DJ arrived at Dulles International Airport in early January. The animal transportation service I found told me the cross-country trip would take about ten days. While they were on the road, I got daily reports from the driver/handler.
Word of Operation Puppy Love spread through the Internet and became national news. When DJ arrived at my house on January 16, 2008, it was quite a show. People were everywhere-in the front yard, along the sidewalk, and out on the street. Members of Rolling Thunder, the motorcycle group that travels the country to honor veterans and fallen soldiers, came over four hundred miles to stand in honor, along with the Patriot Guard Riders. The moment approached for me to finally meet DJ. I was nervous. All these people were watching, including a local television crew. What if DJ doesn't like me? I thought. As it turned out, I had nothing to worry about. When the driver put the wiggling, black-and-white puppy in my arms, she immediately started licking my face and wouldn't stop. The crowd broke into cheers as I hugged the little dog to my chest, tears streaming down my face.
After everyone left and the confusion and excitement of the day quieted down, DJ and I went out to the backyard. We'd both been through so much, and even though we couldn't communicate with words, our bond was strong.
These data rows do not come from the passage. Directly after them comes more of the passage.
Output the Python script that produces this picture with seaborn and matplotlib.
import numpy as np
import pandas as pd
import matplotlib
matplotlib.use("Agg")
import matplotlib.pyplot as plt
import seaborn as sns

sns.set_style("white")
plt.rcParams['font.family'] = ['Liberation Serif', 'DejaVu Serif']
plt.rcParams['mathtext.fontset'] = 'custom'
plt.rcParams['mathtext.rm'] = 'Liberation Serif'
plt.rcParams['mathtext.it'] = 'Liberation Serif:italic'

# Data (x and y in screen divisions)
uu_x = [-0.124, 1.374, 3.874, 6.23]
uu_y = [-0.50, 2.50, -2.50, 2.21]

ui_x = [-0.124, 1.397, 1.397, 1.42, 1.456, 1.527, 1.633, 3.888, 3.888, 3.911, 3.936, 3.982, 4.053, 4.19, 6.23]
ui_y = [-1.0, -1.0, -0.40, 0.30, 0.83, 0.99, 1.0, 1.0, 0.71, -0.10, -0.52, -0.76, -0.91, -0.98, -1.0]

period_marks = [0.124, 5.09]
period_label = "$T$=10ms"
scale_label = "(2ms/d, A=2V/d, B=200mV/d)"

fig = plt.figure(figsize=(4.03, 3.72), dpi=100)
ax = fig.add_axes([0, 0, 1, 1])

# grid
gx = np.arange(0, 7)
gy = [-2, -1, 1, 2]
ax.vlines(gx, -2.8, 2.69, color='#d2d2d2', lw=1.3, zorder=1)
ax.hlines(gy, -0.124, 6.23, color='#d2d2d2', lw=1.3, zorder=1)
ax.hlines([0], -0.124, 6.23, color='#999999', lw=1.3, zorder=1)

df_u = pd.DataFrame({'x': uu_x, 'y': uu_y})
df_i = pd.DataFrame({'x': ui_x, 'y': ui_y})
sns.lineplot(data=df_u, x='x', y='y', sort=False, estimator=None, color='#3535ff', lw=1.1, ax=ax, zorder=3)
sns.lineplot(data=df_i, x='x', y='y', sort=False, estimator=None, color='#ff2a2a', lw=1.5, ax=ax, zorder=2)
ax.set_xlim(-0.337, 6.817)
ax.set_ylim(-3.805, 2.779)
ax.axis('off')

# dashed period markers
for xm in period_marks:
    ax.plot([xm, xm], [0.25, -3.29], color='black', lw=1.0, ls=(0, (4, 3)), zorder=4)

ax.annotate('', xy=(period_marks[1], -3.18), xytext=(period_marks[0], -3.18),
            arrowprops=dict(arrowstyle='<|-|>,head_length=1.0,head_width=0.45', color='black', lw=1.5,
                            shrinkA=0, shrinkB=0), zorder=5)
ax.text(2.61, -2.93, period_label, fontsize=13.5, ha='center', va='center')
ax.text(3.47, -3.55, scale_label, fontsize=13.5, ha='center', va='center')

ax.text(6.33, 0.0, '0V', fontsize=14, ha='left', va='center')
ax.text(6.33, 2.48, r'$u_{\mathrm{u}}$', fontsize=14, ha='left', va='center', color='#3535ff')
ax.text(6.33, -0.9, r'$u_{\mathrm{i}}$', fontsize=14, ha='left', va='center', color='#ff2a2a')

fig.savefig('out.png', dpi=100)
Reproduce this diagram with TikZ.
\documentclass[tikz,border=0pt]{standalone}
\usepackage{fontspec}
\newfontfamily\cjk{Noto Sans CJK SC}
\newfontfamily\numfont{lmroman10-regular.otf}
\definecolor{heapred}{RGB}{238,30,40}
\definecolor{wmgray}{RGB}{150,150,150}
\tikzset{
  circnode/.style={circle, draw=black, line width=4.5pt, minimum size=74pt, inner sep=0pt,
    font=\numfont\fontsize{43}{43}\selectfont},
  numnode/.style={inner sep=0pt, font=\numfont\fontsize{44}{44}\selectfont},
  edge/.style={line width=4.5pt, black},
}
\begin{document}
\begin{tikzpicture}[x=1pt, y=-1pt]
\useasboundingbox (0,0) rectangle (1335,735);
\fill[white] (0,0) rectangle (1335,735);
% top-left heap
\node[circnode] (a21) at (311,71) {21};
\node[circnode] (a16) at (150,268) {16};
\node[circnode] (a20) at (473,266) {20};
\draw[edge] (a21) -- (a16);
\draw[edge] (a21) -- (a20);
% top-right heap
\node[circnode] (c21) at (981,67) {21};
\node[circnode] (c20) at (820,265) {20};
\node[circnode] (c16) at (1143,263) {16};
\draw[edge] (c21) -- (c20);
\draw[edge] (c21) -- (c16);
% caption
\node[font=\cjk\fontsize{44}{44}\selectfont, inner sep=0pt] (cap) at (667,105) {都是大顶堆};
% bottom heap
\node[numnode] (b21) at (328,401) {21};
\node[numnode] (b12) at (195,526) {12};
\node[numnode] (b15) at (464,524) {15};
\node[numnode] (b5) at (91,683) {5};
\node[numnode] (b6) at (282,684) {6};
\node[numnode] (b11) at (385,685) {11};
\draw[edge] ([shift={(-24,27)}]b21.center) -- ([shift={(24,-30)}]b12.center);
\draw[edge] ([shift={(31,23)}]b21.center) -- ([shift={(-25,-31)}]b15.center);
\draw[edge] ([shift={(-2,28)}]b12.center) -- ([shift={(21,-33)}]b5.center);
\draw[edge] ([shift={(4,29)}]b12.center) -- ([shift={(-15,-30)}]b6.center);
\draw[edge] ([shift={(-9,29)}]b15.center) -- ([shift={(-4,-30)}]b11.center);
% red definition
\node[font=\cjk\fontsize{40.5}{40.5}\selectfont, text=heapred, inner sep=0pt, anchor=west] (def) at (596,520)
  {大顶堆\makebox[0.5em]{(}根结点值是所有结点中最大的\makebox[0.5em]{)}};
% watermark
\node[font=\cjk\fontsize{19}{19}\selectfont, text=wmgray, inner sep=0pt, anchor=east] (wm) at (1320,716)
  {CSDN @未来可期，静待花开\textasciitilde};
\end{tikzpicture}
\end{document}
As I sat stroking her sleek coat, she showered me with puppy kisses. It seemed so natural to have her; it was like she'd always belonged to me.
Today it feels as though we were meant to be together. Having DJ with me helps to soothe the pain, at least a little. I feel as if I'm sharing something with Alex and that a small piece of my heart is being healed with every wag of her tail. She's such an affectionate dog and loves attention. Matt told me that the soldiers spoiled her over there; they treated her like a queen, sharing their chicken and rice with her, and giving her treats. She'd always had a buddy sitting with her or taking her out on patrol. I think DJ's story says a lot about our soldiers in Iraq. The love my son and his unit had for these dogs gave them something to hold on to, and they generously shared that gift with me when I needed it most. I know Alex would have been glad that this sweet, rambunctious puppy made it here to be with me. It was a small victory, something going right against all the odds.